(begin)

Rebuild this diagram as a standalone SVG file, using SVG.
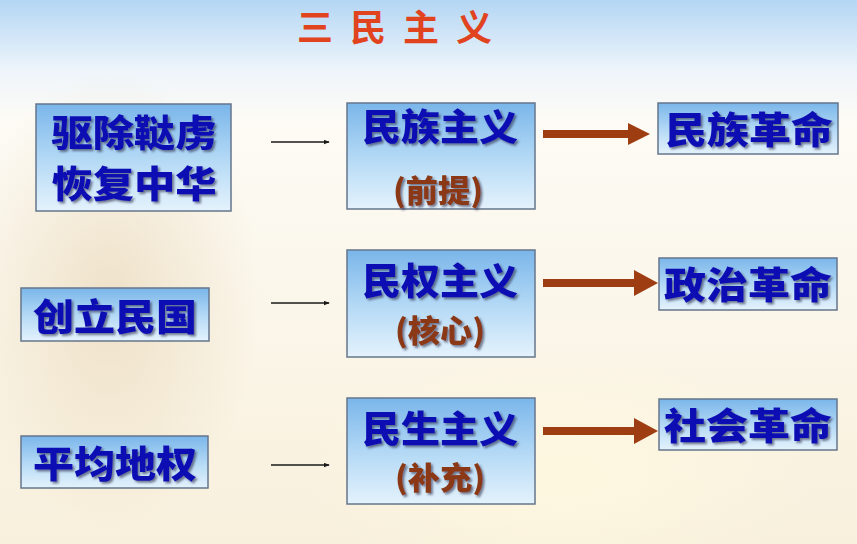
<svg xmlns="http://www.w3.org/2000/svg" width="857" height="544" viewBox="0 0 857 544">
  <defs>
    <linearGradient id="bg" x1="0" y1="0" x2="0" y2="1">
      <stop offset="0" stop-color="#b4d6f4"/>
      <stop offset="0.13" stop-color="#eef5fb"/>
      <stop offset="0.22" stop-color="#fdfbf5"/>
      <stop offset="1" stop-color="#f8f0dc"/>
    </linearGradient>
    <radialGradient id="blob" cx="0.5" cy="0.5" r="0.5">
      <stop offset="0" stop-color="#e6d3b2" stop-opacity="0.6"/>
      <stop offset="1" stop-color="#e6d3b2" stop-opacity="0"/>
    </radialGradient>
    <radialGradient id="blob2" cx="0.5" cy="0.5" r="0.5">
      <stop offset="0" stop-color="#fff8e0" stop-opacity="0.9"/>
      <stop offset="1" stop-color="#fff8e0" stop-opacity="0"/>
    </radialGradient>
    <linearGradient id="boxfill" x1="0" y1="0" x2="0" y2="1">
      <stop offset="0" stop-color="#7ab6ea"/>
      <stop offset="0.55" stop-color="#b7dbf6"/>
      <stop offset="1" stop-color="#e4f2fc"/>
    </linearGradient>
    <filter id="sh" x="-10%" y="-20%" width="130%" height="150%">
      <feDropShadow dx="2" dy="2" stdDeviation="0.8" flood-color="#2a2a4a" flood-opacity="0.6"/>
    </filter>
    <marker id="thin" viewBox="0 0 8 6" refX="7" refY="3" markerWidth="6" markerHeight="5" orient="auto" markerUnits="userSpaceOnUse">
      <path d="M0,0 L8,3 L0,6 z" fill="#1a1a1a"/>
    </marker>
  </defs>
  <style>
    .box { fill: url(#boxfill); stroke: #66768c; stroke-width: 1.5; }
    .big { font-family: "Noto Sans CJK SC", "Noto Sans CJK TC", sans-serif; font-weight: 900; font-size: 37px; fill: #1010b4; text-anchor: middle; filter: url(#sh); }
    .sub { font-family: "Noto Sans CJK SC", "Noto Sans CJK TC", sans-serif; font-weight: 900; font-size: 31px; fill: #8a3812; text-anchor: middle; filter: url(#sh); }
    .title { font-family: "Noto Sans CJK SC", "Noto Sans CJK TC", sans-serif; font-weight: 700; font-size: 36px; fill: #e0431e; }
    .thin { stroke: #1a1a1a; stroke-width: 1.3; fill: none; }
    .bold { fill: #9e3c12; }
  </style>

  <rect x="0" y="0" width="857" height="544" fill="url(#bg)"/>
  <ellipse cx="110" cy="300" rx="150" ry="230" fill="url(#blob)"/>
  <ellipse cx="560" cy="470" rx="260" ry="120" fill="url(#blob2)"/>

  <g id="title">
    <text class="title" x="297 350 403 456" y="41">三民主义</text>
  </g>

  <g id="n-qu">
    <rect class="box" x="36" y="104" width="195" height="107"/>
    <text class="big" x="134" y="147" textLength="165" lengthAdjust="spacingAndGlyphs">驱除鞑虏</text>
    <text class="big" x="134" y="198" textLength="165" lengthAdjust="spacingAndGlyphs">恢复中华</text>
  </g>
  <g id="n-chuang">
    <rect class="box" x="21" y="288" width="188" height="53"/>
    <text class="big" x="115" y="331" textLength="164" lengthAdjust="spacingAndGlyphs">创立民国</text>
  </g>
  <g id="n-ping">
    <rect class="box" x="21" y="436" width="187" height="52"/>
    <text class="big" x="115" y="478" textLength="164" lengthAdjust="spacingAndGlyphs">平均地权</text>
  </g>

  <g id="n-minzu">
    <rect class="box" x="347" y="103" width="188" height="106"/>
    <text class="big" x="440" y="141" textLength="156" lengthAdjust="spacingAndGlyphs">民族主义</text>
    <text class="sub" x="438" y="202" textLength="90" lengthAdjust="spacingAndGlyphs">(前提)</text>
  </g>
  <g id="n-minquan">
    <rect class="box" x="347" y="250" width="188" height="107"/>
    <text class="big" x="440" y="295" textLength="156" lengthAdjust="spacingAndGlyphs">民权主义</text>
    <text class="sub" x="440" y="342" textLength="90" lengthAdjust="spacingAndGlyphs">(核心)</text>
  </g>
  <g id="n-minsheng">
    <rect class="box" x="347" y="398" width="188" height="106"/>
    <text class="big" x="440" y="443" textLength="156" lengthAdjust="spacingAndGlyphs">民生主义</text>
    <text class="sub" x="440" y="489" textLength="90" lengthAdjust="spacingAndGlyphs">(补充)</text>
  </g>

  <g id="n-r1">
    <rect class="box" x="658" y="103" width="180" height="51"/>
    <text class="big" x="749" y="144" textLength="168" lengthAdjust="spacingAndGlyphs">民族革命</text>
  </g>
  <g id="n-r2">
    <rect class="box" x="659" y="258" width="178" height="52"/>
    <text class="big" x="748" y="299" textLength="168" lengthAdjust="spacingAndGlyphs">政治革命</text>
  </g>
  <g id="n-r3">
    <rect class="box" x="659" y="399" width="178" height="51"/>
    <text class="big" x="748" y="440" textLength="168" lengthAdjust="spacingAndGlyphs">社会革命</text>
  </g>

  <g id="connectors">
    <line class="thin" x1="271" y1="142" x2="329" y2="142" marker-end="url(#thin)"/>
    <line class="thin" x1="271" y1="303" x2="329" y2="303" marker-end="url(#thin)"/>
    <line class="thin" x1="271" y1="465" x2="329" y2="465" marker-end="url(#thin)"/>
    <path class="bold" d="M543,130 L628,130 L628,123 L650,134 L628,145 L628,138 L543,138 z"/>
    <path class="bold" d="M543,279 L634,279 L634,270 L658,283 L634,296 L634,287 L543,287 z"/>
    <path class="bold" d="M543,427 L634,427 L634,418 L658,431 L634,444 L634,435 L543,435 z"/>
  </g>
</svg>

(end)

• TASK TO COMPLETE: Set the pictures aside and transcribe the data above exactly.

• EXERCISE SOLUTION:
Rebuild this diagram as a standalone SVG file, using SVG.
<svg xmlns="http://www.w3.org/2000/svg" width="857" height="544" viewBox="0 0 857 544">
  <defs>
    <linearGradient id="bg" x1="0" y1="0" x2="0" y2="1">
      <stop offset="0" stop-color="#b4d6f4"/>
      <stop offset="0.13" stop-color="#eef5fb"/>
      <stop offset="0.22" stop-color="#fdfbf5"/>
      <stop offset="1" stop-color="#f8f0dc"/>
    </linearGradient>
    <radialGradient id="blob" cx="0.5" cy="0.5" r="0.5">
      <stop offset="0" stop-color="#e6d3b2" stop-opacity="0.6"/>
      <stop offset="1" stop-color="#e6d3b2" stop-opacity="0"/>
    </radialGradient>
    <radialGradient id="blob2" cx="0.5" cy="0.5" r="0.5">
      <stop offset="0" stop-color="#fff8e0" stop-opacity="0.9"/>
      <stop offset="1" stop-color="#fff8e0" stop-opacity="0"/>
    </radialGradient>
    <linearGradient id="boxfill" x1="0" y1="0" x2="0" y2="1">
      <stop offset="0" stop-color="#7ab6ea"/>
      <stop offset="0.55" stop-color="#b7dbf6"/>
      <stop offset="1" stop-color="#e4f2fc"/>
    </linearGradient>
    <filter id="sh" x="-10%" y="-20%" width="130%" height="150%">
      <feDropShadow dx="2" dy="2" stdDeviation="0.8" flood-color="#2a2a4a" flood-opacity="0.6"/>
    </filter>
    <marker id="thin" viewBox="0 0 8 6" refX="7" refY="3" markerWidth="6" markerHeight="5" orient="auto" markerUnits="userSpaceOnUse">
      <path d="M0,0 L8,3 L0,6 z" fill="#1a1a1a"/>
    </marker>
  </defs>
  <style>
    .box { fill: url(#boxfill); stroke: #66768c; stroke-width: 1.5; }
    .big { font-family: "Noto Sans CJK SC", "Noto Sans CJK TC", sans-serif; font-weight: 900; font-size: 37px; fill: #1010b4; text-anchor: middle; filter: url(#sh); }
    .sub { font-family: "Noto Sans CJK SC", "Noto Sans CJK TC", sans-serif; font-weight: 900; font-size: 31px; fill: #8a3812; text-anchor: middle; filter: url(#sh); }
    .title { font-family: "Noto Sans CJK SC", "Noto Sans CJK TC", sans-serif; font-weight: 700; font-size: 36px; fill: #e0431e; }
    .thin { stroke: #1a1a1a; stroke-width: 1.3; fill: none; }
    .bold { fill: #9e3c12; }
  </style>

  <rect x="0" y="0" width="857" height="544" fill="url(#bg)"/>
  <ellipse cx="110" cy="300" rx="150" ry="230" fill="url(#blob)"/>
  <ellipse cx="560" cy="470" rx="260" ry="120" fill="url(#blob2)"/>

  <g id="title">
    <text class="title" x="297 350 403 456" y="41">三民主义</text>
  </g>

  <g id="n-qu">
    <rect class="box" x="36" y="104" width="195" height="107"/>
    <text class="big" x="134" y="147" textLength="165" lengthAdjust="spacingAndGlyphs">驱除鞑虏</text>
    <text class="big" x="134" y="198" textLength="165" lengthAdjust="spacingAndGlyphs">恢复中华</text>
  </g>
  <g id="n-chuang">
    <rect class="box" x="21" y="288" width="188" height="53"/>
    <text class="big" x="115" y="331" textLength="164" lengthAdjust="spacingAndGlyphs">创立民国</text>
  </g>
  <g id="n-ping">
    <rect class="box" x="21" y="436" width="187" height="52"/>
    <text class="big" x="115" y="478" textLength="164" lengthAdjust="spacingAndGlyphs">平均地权</text>
  </g>

  <g id="n-minzu">
    <rect class="box" x="347" y="103" width="188" height="106"/>
    <text class="big" x="440" y="141" textLength="156" lengthAdjust="spacingAndGlyphs">民族主义</text>
    <text class="sub" x="438" y="202" textLength="90" lengthAdjust="spacingAndGlyphs">(前提)</text>
  </g>
  <g id="n-minquan">
    <rect class="box" x="347" y="250" width="188" height="107"/>
    <text class="big" x="440" y="295" textLength="156" lengthAdjust="spacingAndGlyphs">民权主义</text>
    <text class="sub" x="440" y="342" textLength="90" lengthAdjust="spacingAndGlyphs">(核心)</text>
  </g>
  <g id="n-minsheng">
    <rect class="box" x="347" y="398" width="188" height="106"/>
    <text class="big" x="440" y="443" textLength="156" lengthAdjust="spacingAndGlyphs">民生主义</text>
    <text class="sub" x="440" y="489" textLength="90" lengthAdjust="spacingAndGlyphs">(补充)</text>
  </g>

  <g id="n-r1">
    <rect class="box" x="658" y="103" width="180" height="51"/>
    <text class="big" x="749" y="144" textLength="168" lengthAdjust="spacingAndGlyphs">民族革命</text>
  </g>
  <g id="n-r2">
    <rect class="box" x="659" y="258" width="178" height="52"/>
    <text class="big" x="748" y="299" textLength="168" lengthAdjust="spacingAndGlyphs">政治革命</text>
  </g>
  <g id="n-r3">
    <rect class="box" x="659" y="399" width="178" height="51"/>
    <text class="big" x="748" y="440" textLength="168" lengthAdjust="spacingAndGlyphs">社会革命</text>
  </g>

  <g id="connectors">
    <line class="thin" x1="271" y1="142" x2="329" y2="142" marker-end="url(#thin)"/>
    <line class="thin" x1="271" y1="303" x2="329" y2="303" marker-end="url(#thin)"/>
    <line class="thin" x1="271" y1="465" x2="329" y2="465" marker-end="url(#thin)"/>
    <path class="bold" d="M543,130 L628,130 L628,123 L650,134 L628,145 L628,138 L543,138 z"/>
    <path class="bold" d="M543,279 L634,279 L634,270 L658,283 L634,296 L634,287 L543,287 z"/>
    <path class="bold" d="M543,427 L634,427 L634,418 L658,431 L634,444 L634,435 L543,435 z"/>
  </g>
</svg>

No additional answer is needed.